# Task prompt
Your output must be the lines below from the line containing "Convert this chart to Plotly code." to the line containing "import plotly.graph_objects as go", both lines included, reproduced exactly and without pictures.

# Exercise material
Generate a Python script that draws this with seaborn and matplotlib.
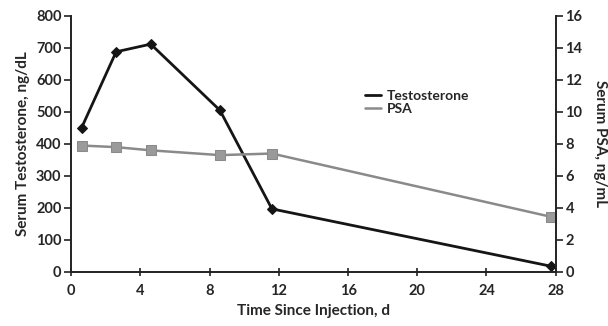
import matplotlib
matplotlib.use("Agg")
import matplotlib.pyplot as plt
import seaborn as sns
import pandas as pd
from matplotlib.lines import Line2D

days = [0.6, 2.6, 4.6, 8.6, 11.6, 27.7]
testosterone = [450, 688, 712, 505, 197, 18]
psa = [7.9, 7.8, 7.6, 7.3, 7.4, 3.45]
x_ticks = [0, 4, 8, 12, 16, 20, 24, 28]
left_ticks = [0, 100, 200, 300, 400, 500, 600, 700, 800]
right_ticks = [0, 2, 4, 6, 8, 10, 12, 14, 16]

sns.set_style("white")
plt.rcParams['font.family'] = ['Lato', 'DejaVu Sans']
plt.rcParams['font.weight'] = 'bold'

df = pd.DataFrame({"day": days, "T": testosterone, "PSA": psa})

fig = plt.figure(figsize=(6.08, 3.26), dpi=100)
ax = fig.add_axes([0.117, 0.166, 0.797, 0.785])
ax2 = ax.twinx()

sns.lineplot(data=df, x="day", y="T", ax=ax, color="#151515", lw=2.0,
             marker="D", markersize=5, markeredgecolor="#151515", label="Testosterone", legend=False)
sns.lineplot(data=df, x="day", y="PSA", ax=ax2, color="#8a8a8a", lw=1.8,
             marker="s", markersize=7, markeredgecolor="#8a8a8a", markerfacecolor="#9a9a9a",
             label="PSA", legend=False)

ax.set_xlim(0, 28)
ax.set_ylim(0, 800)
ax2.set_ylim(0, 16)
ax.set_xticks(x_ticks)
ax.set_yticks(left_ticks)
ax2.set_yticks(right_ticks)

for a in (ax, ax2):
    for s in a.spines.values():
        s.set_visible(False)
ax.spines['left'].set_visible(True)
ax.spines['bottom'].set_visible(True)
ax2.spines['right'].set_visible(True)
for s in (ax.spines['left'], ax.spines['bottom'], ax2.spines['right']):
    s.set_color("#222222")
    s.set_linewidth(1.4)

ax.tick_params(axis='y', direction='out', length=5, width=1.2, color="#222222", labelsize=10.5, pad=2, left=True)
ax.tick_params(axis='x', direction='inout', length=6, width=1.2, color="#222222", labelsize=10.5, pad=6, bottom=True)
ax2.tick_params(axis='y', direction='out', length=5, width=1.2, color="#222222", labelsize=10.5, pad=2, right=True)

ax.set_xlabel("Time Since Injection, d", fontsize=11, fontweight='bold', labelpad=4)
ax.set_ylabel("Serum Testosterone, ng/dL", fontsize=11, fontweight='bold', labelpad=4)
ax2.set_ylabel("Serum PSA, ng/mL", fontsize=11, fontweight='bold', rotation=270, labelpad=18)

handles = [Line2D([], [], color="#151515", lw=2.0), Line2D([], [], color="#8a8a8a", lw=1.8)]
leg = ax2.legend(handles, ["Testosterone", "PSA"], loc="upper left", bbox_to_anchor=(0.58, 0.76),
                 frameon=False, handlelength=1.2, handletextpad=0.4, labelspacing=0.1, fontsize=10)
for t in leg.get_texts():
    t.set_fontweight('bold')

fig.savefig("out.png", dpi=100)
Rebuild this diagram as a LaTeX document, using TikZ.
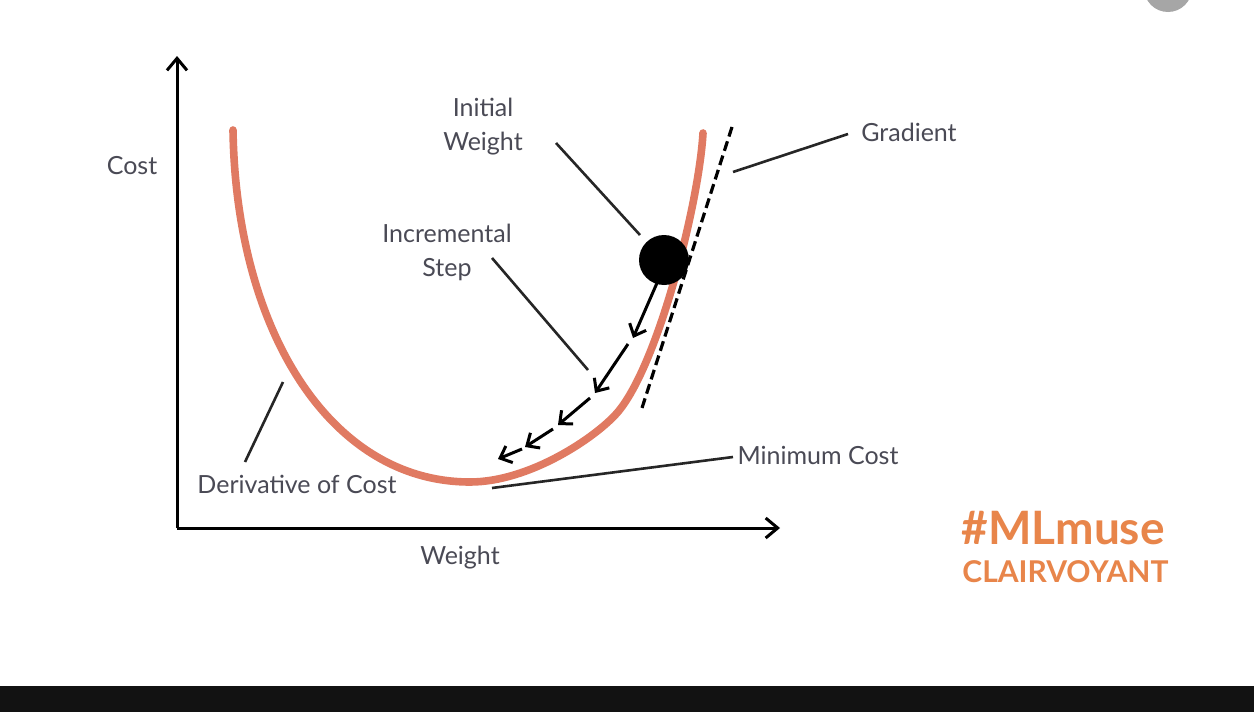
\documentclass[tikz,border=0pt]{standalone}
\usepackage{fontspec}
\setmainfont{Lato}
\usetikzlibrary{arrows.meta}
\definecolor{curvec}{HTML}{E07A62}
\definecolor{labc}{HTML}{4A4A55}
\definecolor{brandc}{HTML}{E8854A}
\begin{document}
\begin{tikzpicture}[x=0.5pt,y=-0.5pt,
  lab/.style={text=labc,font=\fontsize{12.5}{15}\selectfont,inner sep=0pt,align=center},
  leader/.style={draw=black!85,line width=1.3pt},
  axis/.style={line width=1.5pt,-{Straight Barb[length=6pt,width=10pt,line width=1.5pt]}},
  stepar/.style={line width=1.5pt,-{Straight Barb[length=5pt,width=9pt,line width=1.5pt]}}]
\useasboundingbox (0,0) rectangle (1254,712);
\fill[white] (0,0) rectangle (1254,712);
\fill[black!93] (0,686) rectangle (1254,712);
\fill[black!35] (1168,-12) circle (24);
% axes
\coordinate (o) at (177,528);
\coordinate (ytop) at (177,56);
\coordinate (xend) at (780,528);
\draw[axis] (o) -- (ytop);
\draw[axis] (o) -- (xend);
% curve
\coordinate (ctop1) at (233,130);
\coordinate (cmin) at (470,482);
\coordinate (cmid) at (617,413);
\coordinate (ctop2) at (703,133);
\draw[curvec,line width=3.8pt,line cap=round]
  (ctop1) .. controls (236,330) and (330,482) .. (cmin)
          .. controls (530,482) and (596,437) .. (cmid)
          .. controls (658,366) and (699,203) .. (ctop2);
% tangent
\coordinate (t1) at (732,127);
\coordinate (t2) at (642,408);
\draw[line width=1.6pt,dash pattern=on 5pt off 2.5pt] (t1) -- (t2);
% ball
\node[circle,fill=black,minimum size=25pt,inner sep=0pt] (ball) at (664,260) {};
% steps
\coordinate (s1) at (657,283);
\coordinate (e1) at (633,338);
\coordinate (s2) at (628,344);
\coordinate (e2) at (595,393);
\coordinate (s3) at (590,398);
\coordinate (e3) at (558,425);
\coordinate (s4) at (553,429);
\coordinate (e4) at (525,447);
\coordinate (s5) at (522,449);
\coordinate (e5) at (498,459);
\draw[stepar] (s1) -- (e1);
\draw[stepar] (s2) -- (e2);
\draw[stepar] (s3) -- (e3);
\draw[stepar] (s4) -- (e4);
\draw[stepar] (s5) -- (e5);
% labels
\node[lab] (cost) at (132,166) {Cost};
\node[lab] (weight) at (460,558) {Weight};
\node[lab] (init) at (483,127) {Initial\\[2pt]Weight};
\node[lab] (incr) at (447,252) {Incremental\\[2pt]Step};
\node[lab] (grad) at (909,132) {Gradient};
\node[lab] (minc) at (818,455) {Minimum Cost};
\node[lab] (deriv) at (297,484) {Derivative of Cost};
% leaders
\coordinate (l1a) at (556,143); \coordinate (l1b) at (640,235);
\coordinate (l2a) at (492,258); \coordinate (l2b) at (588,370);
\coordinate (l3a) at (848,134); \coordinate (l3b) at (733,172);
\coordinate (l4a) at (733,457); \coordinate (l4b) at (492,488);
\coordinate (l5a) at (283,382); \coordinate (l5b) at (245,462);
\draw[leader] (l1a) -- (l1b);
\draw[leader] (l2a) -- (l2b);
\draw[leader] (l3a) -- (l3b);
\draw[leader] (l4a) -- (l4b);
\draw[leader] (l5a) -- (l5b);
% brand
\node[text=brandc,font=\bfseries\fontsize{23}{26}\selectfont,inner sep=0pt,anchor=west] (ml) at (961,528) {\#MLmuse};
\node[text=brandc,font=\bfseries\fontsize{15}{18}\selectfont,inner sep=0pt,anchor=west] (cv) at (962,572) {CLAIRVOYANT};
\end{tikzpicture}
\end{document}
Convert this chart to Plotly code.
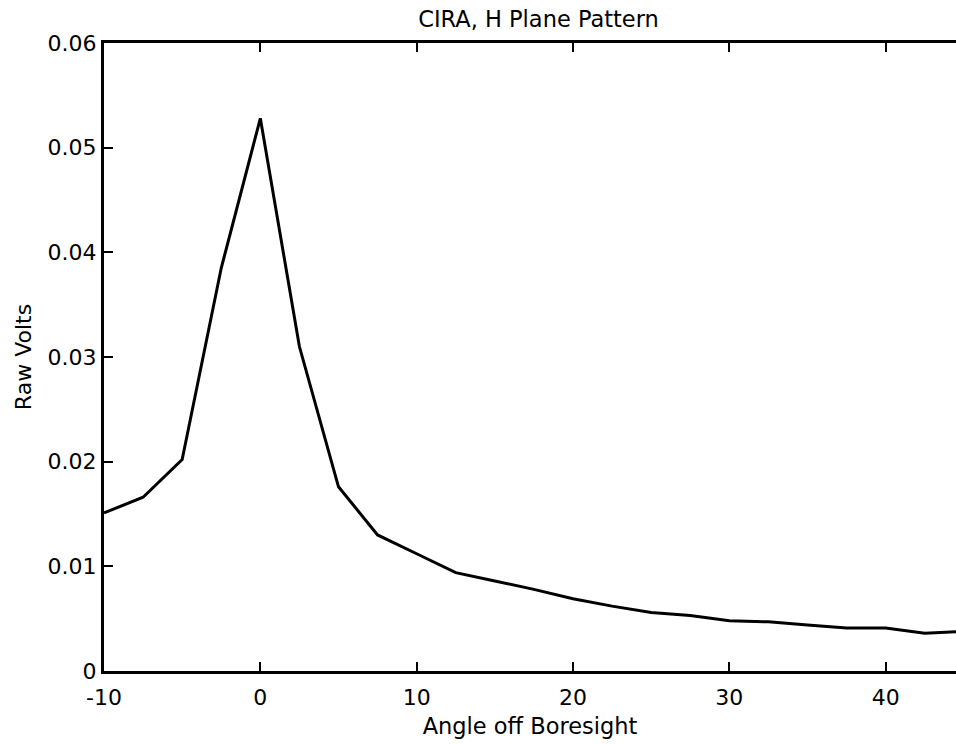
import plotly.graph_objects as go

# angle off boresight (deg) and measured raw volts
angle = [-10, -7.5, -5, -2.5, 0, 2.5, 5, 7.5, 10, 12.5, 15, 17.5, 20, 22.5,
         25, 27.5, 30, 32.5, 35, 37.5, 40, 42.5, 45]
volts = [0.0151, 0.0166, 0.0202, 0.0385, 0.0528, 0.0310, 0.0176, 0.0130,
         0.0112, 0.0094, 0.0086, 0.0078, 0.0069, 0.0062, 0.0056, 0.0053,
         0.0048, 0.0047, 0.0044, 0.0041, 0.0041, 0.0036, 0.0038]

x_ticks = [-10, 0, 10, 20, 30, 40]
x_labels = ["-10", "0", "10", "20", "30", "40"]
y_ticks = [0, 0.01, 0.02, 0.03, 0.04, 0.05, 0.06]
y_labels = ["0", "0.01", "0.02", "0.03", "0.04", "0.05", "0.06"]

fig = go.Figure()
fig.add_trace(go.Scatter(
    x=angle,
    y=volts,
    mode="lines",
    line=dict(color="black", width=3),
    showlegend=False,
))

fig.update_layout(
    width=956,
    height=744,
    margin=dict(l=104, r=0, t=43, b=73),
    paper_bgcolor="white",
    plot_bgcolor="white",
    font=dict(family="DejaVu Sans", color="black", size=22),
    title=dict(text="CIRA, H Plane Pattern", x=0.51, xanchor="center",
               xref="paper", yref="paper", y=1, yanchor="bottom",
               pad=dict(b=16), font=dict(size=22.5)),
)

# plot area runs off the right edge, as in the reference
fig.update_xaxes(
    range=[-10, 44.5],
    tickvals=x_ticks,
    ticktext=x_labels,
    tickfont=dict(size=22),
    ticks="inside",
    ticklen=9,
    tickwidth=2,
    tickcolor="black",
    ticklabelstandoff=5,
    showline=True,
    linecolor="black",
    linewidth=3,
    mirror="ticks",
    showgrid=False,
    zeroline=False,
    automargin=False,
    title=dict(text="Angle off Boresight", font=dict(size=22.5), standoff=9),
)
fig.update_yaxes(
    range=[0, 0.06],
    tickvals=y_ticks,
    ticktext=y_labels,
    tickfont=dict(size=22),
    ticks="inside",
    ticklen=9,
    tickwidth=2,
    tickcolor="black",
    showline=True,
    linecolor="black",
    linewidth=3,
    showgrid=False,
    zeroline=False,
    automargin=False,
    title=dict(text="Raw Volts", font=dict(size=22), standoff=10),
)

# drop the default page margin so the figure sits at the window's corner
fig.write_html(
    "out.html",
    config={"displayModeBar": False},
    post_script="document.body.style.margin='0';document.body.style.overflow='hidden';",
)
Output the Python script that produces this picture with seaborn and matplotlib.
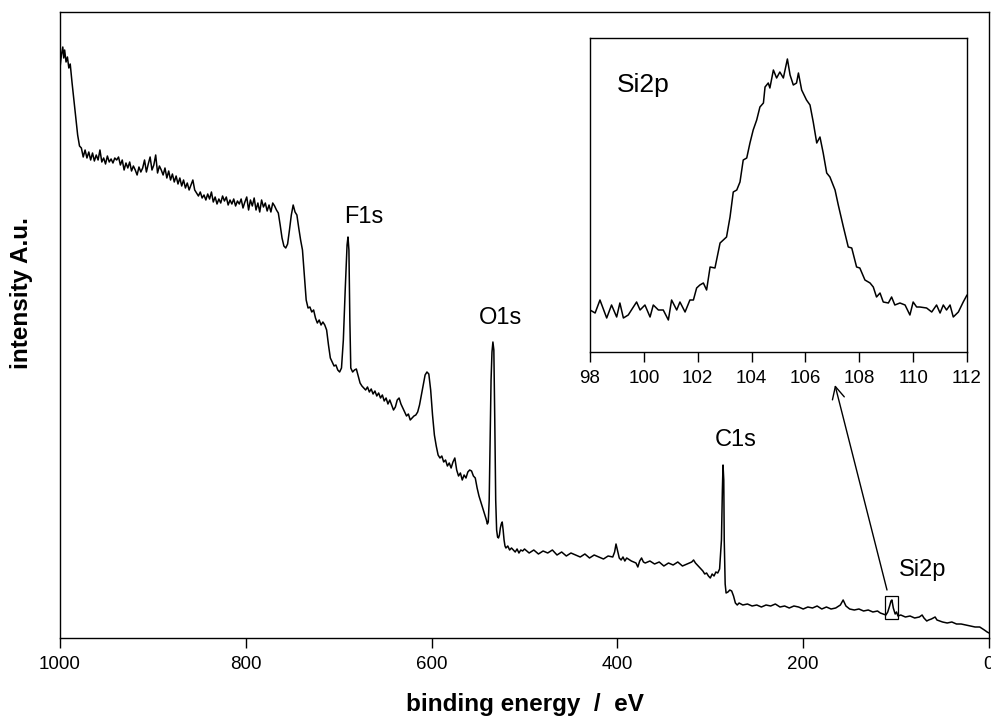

# Exercise result
Convert this chart to Plotly code.
import plotly.graph_objects as go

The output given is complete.